Using baptism ceremonies of newborns as an opportunity to excise females is being reported as commonplace in the African nation of Burkina Faso (Contemporary Sexuality 2004, pp. 7-8). The good news for those opposed to FGM’s widespread acceptance in Africa is that only 1 to 2% of women in Burkina Faso’s “high urban populations” now are being subjected to FGM. That is well down from the “two out of three girls” being subjected to FGM in 1996. Still, though, in the rural “resistant-to-change” provinces of Burkina Faso, the percentages remain fairly high — “36 to 55% in 14 provinces — of girls who have genital mutilation procedures performed on them.

The sad reality though, is that in those rural provinces, the “clandestine activities of circumcisers” include the insidious strategy of using “baptism ceremonies of newborns as an opportunity to excise,” according to Antoine Sanons of the “National Committee Against the Practice of Circumcision (CNLPE).”

A joint survey by the WHO and CNLPE revealed that “70% of instances of female genital mutilation are to girls age 7 and younger.” In order to avoid the law — it is against the law in Burkina Faso as well as 12 other African nations, though the law is not fully enforced in most cases — “the circumcisers have been smart enough to substitute adolescents with little girls,” Hortense Palm of the CNLPE was quoted as saying.

Meanwhile, the Economist (September 2004 p. 75) reports that a quarter of women in Nigeria are presently circumcised, and 90% in Mali have had FGM procedures performed on them. In Egypt, the article continues, a massive campaign against FGM was launched 10 years ago during the International Conference on Population and Development; the campaign was created to try to reduce the percentage of women (97% at that time) being mutilated, most often by a midwife. Unfortunately, the 97% figure has been reduced “only slightly,” the Economist reports, but the good news is that there has been a shift from the use of midwives to primarily doctors who perform the mutilation.

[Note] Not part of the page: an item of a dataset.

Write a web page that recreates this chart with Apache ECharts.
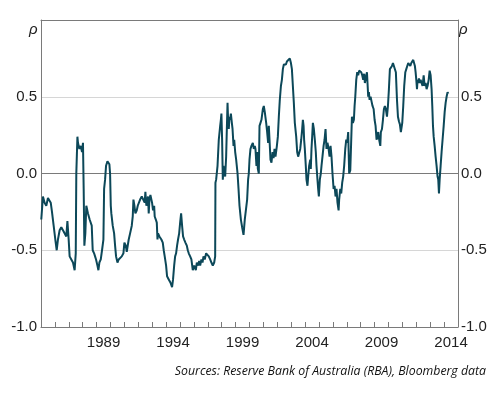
<!DOCTYPE html>
<html>
<head>
<meta charset="utf-8">
<script src="https://cdn.jsdelivr.net/npm/echarts@6/dist/echarts.min.js"></script>
<style>
html,body{margin:0;padding:0;background:#fff;}
#c{width:500px;height:393px;}
</style>
</head>
<body>
<div id="c"></div>
<script>
// Decimal year of each observation
const years = [
1985.02,1985.14,1985.26,1985.38,1985.50,1985.62,1985.70,1985.79,1985.91,1986.03,1986.13,1986.22,1986.34,1986.46,1986.58,1986.70,1986.82,1986.90,1986.99,1987.06,1987.18,1987.30,1987.42,1987.50,1987.54,1987.62,1987.66,1987.76,1987.86,1987.95,1988.02,1988.07,1988.12,1988.19,1988.26,1988.38,1988.50,
1988.65,1988.72,1988.82,1988.89,1988.96,1989.06,1989.13,1989.20,1989.30,1989.39,1989.49,1989.54,1989.61,1989.68,1989.78,1989.85,1989.92,1989.97,1990.02,1990.06,1990.16,1990.26,1990.33,1990.40,1990.50,1990.59,1990.69,1990.81,1990.93,1991.00,1991.10,1991.17,1991.24,1991.31,1991.41,1991.53,1991.60,1991.65,1991.72,1991.79,1991.89,1991.96,1992.06,1992.13,1992.25,
1992.39,1992.46,1992.51,1992.58,1992.63,1992.70,1992.75,1992.80,1992.87,1992.94,1992.99,1993.06,1993.14,1993.18,1993.26,1993.33,1993.38,1993.42,1993.52,1993.59,1993.66,1993.76,1993.83,1993.90,1994.00,1994.07,1994.19,1994.31,1994.43,1994.50,1994.58,1994.65,1994.72,1994.79,1994.86,1994.94,1995.01,1995.08,1995.15,1995.22,1995.30,1995.39,1995.49,1995.56,1995.63,1995.73,1995.82,1995.92,
1996.02,1996.14,1996.21,1996.30,1996.38,1996.45,1996.54,1996.62,1996.69,1996.78,1996.88,1996.98,1997.07,1997.17,1997.26,1997.36,1997.46,1997.53,1997.55,1997.60,1997.70,1997.79,1997.89,1997.94,1997.98,1998.03,1998.08,1998.13,1998.18,1998.25,1998.32,1998.37,1998.42,1998.46,1998.51,1998.56,1998.61,1998.66,1998.73,1998.78,1998.85,1998.90,1998.97,1999.04,1999.14,1999.21,1999.28,1999.38,1999.47,1999.57,1999.66,
1999.83,1999.90,1999.95,2000.00,2000.07,2000.14,2000.24,2000.31,2000.38,2000.43,2000.50,2000.55,2000.60,2000.67,2000.72,2000.79,2000.86,2000.96,2001.03,2001.10,2001.20,2001.27,2001.34,2001.39,2001.44,2001.51,2001.58,2001.66,2001.73,2001.80,2001.87,2001.97,2002.04,2002.11,2002.18,2002.26,2002.33,2002.40,2002.47,2002.54,2002.62,2002.69,2002.76,2002.83,2002.90,2002.98,2003.05,2003.12,2003.19,2003.26,2003.36,2003.43,
2003.50,2003.58,2003.65,2003.72,2003.79,2003.84,2003.89,2003.93,2003.98,2004.05,2004.10,2004.17,2004.22,2004.29,2004.37,2004.41,2004.46,2004.51,2004.56,2004.63,2004.70,2004.77,2004.82,2004.89,2004.94,2004.99,2005.06,2005.13,2005.18,2005.25,2005.33,2005.40,2005.47,2005.54,2005.61,2005.69,2005.76,2005.83,2005.90,2005.97,2006.05,2006.12,2006.19,2006.26,2006.33,2006.41,2006.45,2006.53,2006.60,2006.67,2006.74,2006.81,2006.89,2006.96,2007.03,2007.10,2007.17,
2007.25,2007.37,2007.44,2007.51,2007.56,2007.61,2007.68,2007.75,2007.82,2007.89,2007.97,2008.04,2008.11,2008.18,2008.25,2008.30,2008.37,2008.45,2008.49,2008.54,2008.59,2008.64,2008.71,2008.78,2008.85,2008.93,2009.00,2009.07,2009.14,2009.19,2009.26,2009.33,2009.41,2009.45,2009.53,2009.60,2009.67,2009.74,2009.81,2009.89,2009.96,2010.03,2010.10,2010.17,2010.25,2010.32,2010.39,2010.46,2010.53,2010.61,2010.68,2010.75,2010.82,2010.89,
2010.99,2011.06,2011.13,2011.21,2011.28,2011.35,2011.42,2011.49,2011.57,2011.64,2011.71,2011.78,2011.85,2011.90,2011.95,2012.00,2012.05,2012.09,2012.14,2012.19,2012.24,2012.31,2012.38,2012.45,2012.53,2012.60,2012.67,2012.74,2012.81,2012.89,2012.96,2013.03,2013.10,2013.15,2013.20,2013.25,2013.32,2013.39,2013.46,2013.53,2013.58,2013.63,2013.68,2013.75,2013.82,2013.89,2013.97,2014.04,2014.11,2014.18,2014.25,2014.30
];
// Correlation coefficient (rho)
const rho = [
-0.30,-0.15,-0.19,-0.21,-0.16,-0.15,-0.19,-0.25,-0.34,-0.43,-0.50,-0.43,-0.37,-0.35,-0.37,-0.38,-0.41,-0.31,-0.43,-0.54,-0.56,-0.58,-0.63,-0.52,0.00,0.24,0.20,0.16,0.18,0.14,0.20,-0.10,-0.47,-0.39,-0.21,-0.26,-0.30,
-0.34,-0.50,-0.52,-0.54,-0.56,-0.60,-0.63,-0.58,-0.56,-0.50,-0.43,-0.10,-0.04,0.05,0.08,0.07,0.06,0.00,-0.21,-0.26,-0.34,-0.39,-0.47,-0.54,-0.58,-0.56,-0.57,-0.54,-0.52,-0.45,-0.47,-0.51,-0.47,-0.43,-0.39,-0.34,-0.28,-0.17,-0.21,-0.26,-0.24,-0.21,-0.21,-0.17,-0.15,
-0.15,-0.19,-0.12,-0.21,-0.19,-0.15,-0.26,-0.17,-0.14,-0.15,-0.19,-0.24,-0.21,-0.28,-0.30,-0.32,-0.43,-0.39,-0.41,-0.40,-0.43,-0.45,-0.50,-0.54,-0.60,-0.67,-0.69,-0.71,-0.74,-0.69,-0.60,-0.54,-0.52,-0.47,-0.43,-0.39,-0.32,-0.26,-0.34,-0.41,-0.43,-0.45,-0.47,-0.50,-0.52,-0.54,-0.56,-0.63,
-0.60,-0.63,-0.58,-0.60,-0.57,-0.60,-0.56,-0.58,-0.54,-0.56,-0.52,-0.51,-0.54,-0.56,-0.58,-0.60,-0.58,-0.54,-0.06,-0.04,0.05,0.22,0.31,0.35,0.39,0.22,-0.04,0.05,0.00,-0.02,0.11,0.29,0.46,0.35,0.29,0.37,0.35,0.39,0.33,0.29,0.18,0.22,0.14,0.09,0.00,-0.10,-0.21,-0.30,-0.35,-0.40,-0.30,
-0.17,-0.04,0.00,0.09,0.16,0.18,0.20,0.16,0.18,0.16,0.05,0.14,0.03,0.00,0.31,0.33,0.35,0.42,0.44,0.40,0.33,0.27,0.20,0.31,0.22,0.09,0.07,0.14,0.10,0.16,0.11,0.18,0.24,0.37,0.48,0.57,0.61,0.68,0.71,0.72,0.71,0.73,0.72,0.74,0.75,0.72,0.68,0.57,0.46,0.33,0.24,0.14,
0.11,0.12,0.16,0.22,0.29,0.35,0.31,0.22,0.16,0.05,-0.04,-0.08,-0.02,0.05,0.09,0.03,0.16,0.24,0.33,0.29,0.22,0.14,0.05,-0.04,-0.10,-0.15,-0.04,0.00,0.05,0.11,0.18,0.22,0.29,0.16,0.20,0.16,0.11,0.18,0.11,0.00,-0.10,-0.08,-0.15,-0.10,-0.19,-0.24,-0.17,-0.10,-0.13,-0.06,-0.02,0.05,0.16,0.22,0.20,0.27,0.00,
0.02,0.37,0.33,0.35,0.44,0.50,0.61,0.66,0.64,0.67,0.68,0.66,0.64,0.61,0.65,0.59,0.60,0.66,0.59,0.50,0.53,0.48,0.50,0.47,0.44,0.42,0.35,0.31,0.22,0.24,0.27,0.22,0.18,0.27,0.29,0.35,0.42,0.44,0.42,0.37,0.44,0.55,0.68,0.69,0.70,0.72,0.73,0.72,0.66,0.48,0.37,0.34,0.32,0.27,
0.33,0.44,0.57,0.66,0.68,0.70,0.72,0.71,0.70,0.72,0.73,0.74,0.73,0.70,0.66,0.61,0.55,0.61,0.59,0.62,0.59,0.61,0.60,0.57,0.64,0.57,0.59,0.55,0.57,0.61,0.67,0.64,0.55,0.44,0.31,0.24,0.18,0.11,0.05,-0.02,-0.04,-0.13,-0.04,0.05,0.14,0.22,0.31,0.40,0.46,0.50,0.53,0.52
];
const xMin = 1985, xMax = 2015, xTickStep = 1;
const labelYears = [1989, 1994, 1999, 2004, 2009, 2014];
const yMin = -1, yMax = 1, yStep = 0.5;
const unitLabel = 'ρ';
const sourceText = 'Sources: Reserve Bank of Australia (RBA), Bloomberg data';

const chart = echarts.init(document.getElementById('c'));
const FONT = '"Liberation Sans", Arial, sans-serif';
const axisGray = '#7a7a7a';
const labelStyle = {color: '#222', fontSize: 15, fontFamily: FONT};

const yCommon = {
  type: 'value', min: yMin, max: yMax, interval: yStep, gridIndex: 0,
  axisLine: {show: true, lineStyle: {color: axisGray, width: 1}},
  axisTick: {show: false},
  axisLabel: Object.assign({}, labelStyle, {
    formatter: v => (v >= yMax - 1e-9 ? '' : v.toFixed(1))
  })
};

const gridLeft = 41, gridRight = 42, gridTop = 20, gridBottom = 66, tickLen = 5;
const plotWidth = 500 - gridLeft - gridRight;
const yearPx = plotWidth / (xMax - xMin);

chart.setOption({
  animation: false,
  grid: [
    {left: gridLeft, right: gridRight, top: gridTop, bottom: gridBottom},
    // thin strip along the bottom edge: its vertical split lines form the yearly ticks
    {left: gridLeft, right: gridRight, bottom: gridBottom, height: tickLen}
  ],
  xAxis: [
    {
      gridIndex: 0,
      type: 'value', min: xMin, max: xMax, interval: xTickStep, position: 'bottom',
      axisLine: {show: true, onZero: false, lineStyle: {color: axisGray, width: 1}},
      axisTick: {show: false},
      axisLabel: Object.assign({}, labelStyle, {
        margin: 8,
        padding: [0, 0, 0, yearPx],
        formatter: v => (labelYears.indexOf(Math.round(v)) >= 0 ? String(Math.round(v)) : '')
      }),
      splitLine: {show: false}
    },
    {
      gridIndex: 0,
      type: 'value', min: xMin, max: xMax, position: 'top',
      axisLine: {show: true, onZero: false, lineStyle: {color: axisGray, width: 1}},
      axisTick: {show: false}, axisLabel: {show: false}, splitLine: {show: false}
    },
    {
      gridIndex: 1,
      type: 'value', min: xMin, max: xMax, interval: xTickStep,
      axisLine: {show: false}, axisTick: {show: false}, axisLabel: {show: false},
      splitLine: {show: true, lineStyle: {color: axisGray, width: 1}}
    }
  ],
  yAxis: [
    Object.assign({}, yCommon, {
      position: 'left',
      axisLabel: Object.assign({}, yCommon.axisLabel, {margin: 4}),
      splitLine: {show: true, lineStyle: {color: [axisGray, '#d6d6d6'], width: 1}}
    }),
    Object.assign({}, yCommon, {
      position: 'right',
      axisLabel: Object.assign({}, yCommon.axisLabel, {margin: 3}),
      splitLine: {show: false}
    }),
    {
      gridIndex: 1, type: 'value', min: 0, max: 1, show: false,
      axisLine: {show: false}, axisTick: {show: false}, axisLabel: {show: false}, splitLine: {show: false}
    }
  ],
  series: [{
    type: 'line',
    xAxisIndex: 0, yAxisIndex: 0,
    data: years.map((y, i) => [y, rho[i]]),
    showSymbol: false,
    symbol: 'none',
    lineStyle: {color: '#0c4859', width: 2},
    z: 5
  }],
  graphic: [
    {type: 'text', left: 29, top: 22, style: {text: unitLabel, font: 'italic 15px ' + FONT, fill: '#222'}},
    {type: 'text', left: 459, top: 22, style: {text: unitLabel, font: 'italic 15px ' + FONT, fill: '#222'}},
    {type: 'text', right: 14, top: 365, style: {text: sourceText, font: 'italic 12.3px "Open Sans", sans-serif', fill: '#111'}}
  ]
});
</script>
</body>
</html>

In conclusion, a research article in the Journal of Medicine and Philosophy (Bishop 2004 pp. 473-497), using a rather lofty intellectual theme, states that “nothing challenges” the tolerance of Western liberalism “like the practice of sunna … ” And the Western critique of sunna “often maps onto the bodies of African women Western symbolic notions of sexual and political freedom, as symbolized in the clitoris.”

References

Bishop, Jeffrey P. (2004). “Modern Liberalism, Female Circumcision, and the Rationality of Traditions,” Journal of Medicine and Philosophy, vol. 29, no. 4, pp. 473-497.

British Journal of Midwifery (2004). “Gender and Daily Life in Ethiopia,” pp. 98-99, October.

Contemporary Sexuality (2004). “Mixed News on Female Genital Mutilation,” vol. 38, no. 8, pp. 7-8. August.

Dare, F.O., Oboro, V.O., Fadiora, S.O., Orji, E.O., Sule-Odu, A.O., and Olabode, T.O. (2004), “Female Genital Mutilation: An Analysis of 522 Cases in South-Western Nigeria,” Journal of Obstetrics and Gynaecology, vol. 24, no. 3, pp. 281-283.

Dorkenoo, Efua, and Mohammed, Rahmat (1998), “Female Genital Mutilation (FGM),” in “Health Issues of Minority Women Living in Western Europe,” World Health Organization Report on a WHO Meeting, Copenhagen, Denmark.

Economist (2004). “The unkindest cut for a woman,” vol. 372, issue 8391, p. 75.

Magied, Ahmed Abdel, and Musa, Suad (2004). “Psycho-sexual Effect of Female Genital Mutilation on Sudanese Men,” The Ahfad Journal, vol. 21, no. 1, pp. 18-28.

Momoh, Comfort (2004). “Attitudes to Female genital Mutilation,” British Journal of Midwifery, vol. 12, no. 10, p. 631.

Nybro, Lisbet. (1998). “Pregnancy and Birth in Minority Groups in Denmark: Focus on Somali Women,” in “Health Issues of Minority Women Living in Western Europe,” World Health Organization Report on a WHO Meeting, Copenhagen, Denmark.

Religious Tolerance.org (2004). “Female Genital Mutilation (FGM) in Africa, the Middle East & Far East: Debates about FGM,” Available from http://www.religioustolerance.org/fem_cirm.htm. Accessed 15 February 2005.

Sihwa, Joyce, and Baron, Maurina. (2004). “Female Genital Mutilation: Cause for Concern in the UK,” British Journal of Midwifery, vol. 12, no. 11, p. 717.